If the new reconstruction of Southern Hemisphere temperature is accurate, then
estimates of climate sensitivity — the response of global temperature change to a given amount of external radiative forcing — may be lower than those calculated based solely on Northern Hemisphere reconstructions10. Indeed, instrumental temperature data suggest that warming in the Northern Hemisphere has been greater than that observed in the Southern Hemisphere over the past two decades (
Fig. 1c) — a feature reproduced in the current suite of climate models
11. Therefore, this hemispheric asymmetry may be a fundamental feature of the climate system's response to a change in radiative forcing
12, whereby
the ocean-dominated Southern Hemisphere acts as a buffer of sorts to global temperature change on decadal to centennial timescales. On the other hand,
Neukom et al. propose that divergent hemispheric temperatures arise from strong natural climate variability in the Southern Hemisphere, and have been a constant feature of the past millennium.

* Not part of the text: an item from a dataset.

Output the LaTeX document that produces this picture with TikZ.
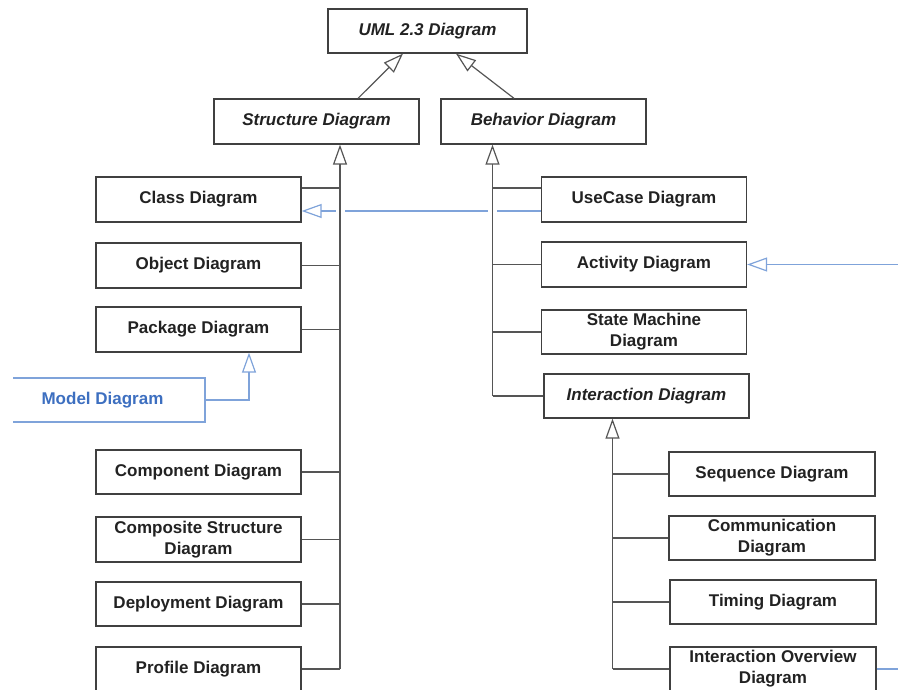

Given the new information now available from the Southern Hemisphere, climate scientists must consider a larger role for natural climate variability in contributing to global temperature changes over the past millennium. While the new reconstruction brings strong additional support to the phrase 'anthropogenic global warming', it also highlights the limits of our current ability to understand, and predict, global temperature variations from decade to decade. In other words, global temperatures will warm appreciably by 2100, but the road may be bumpy and full of surprises.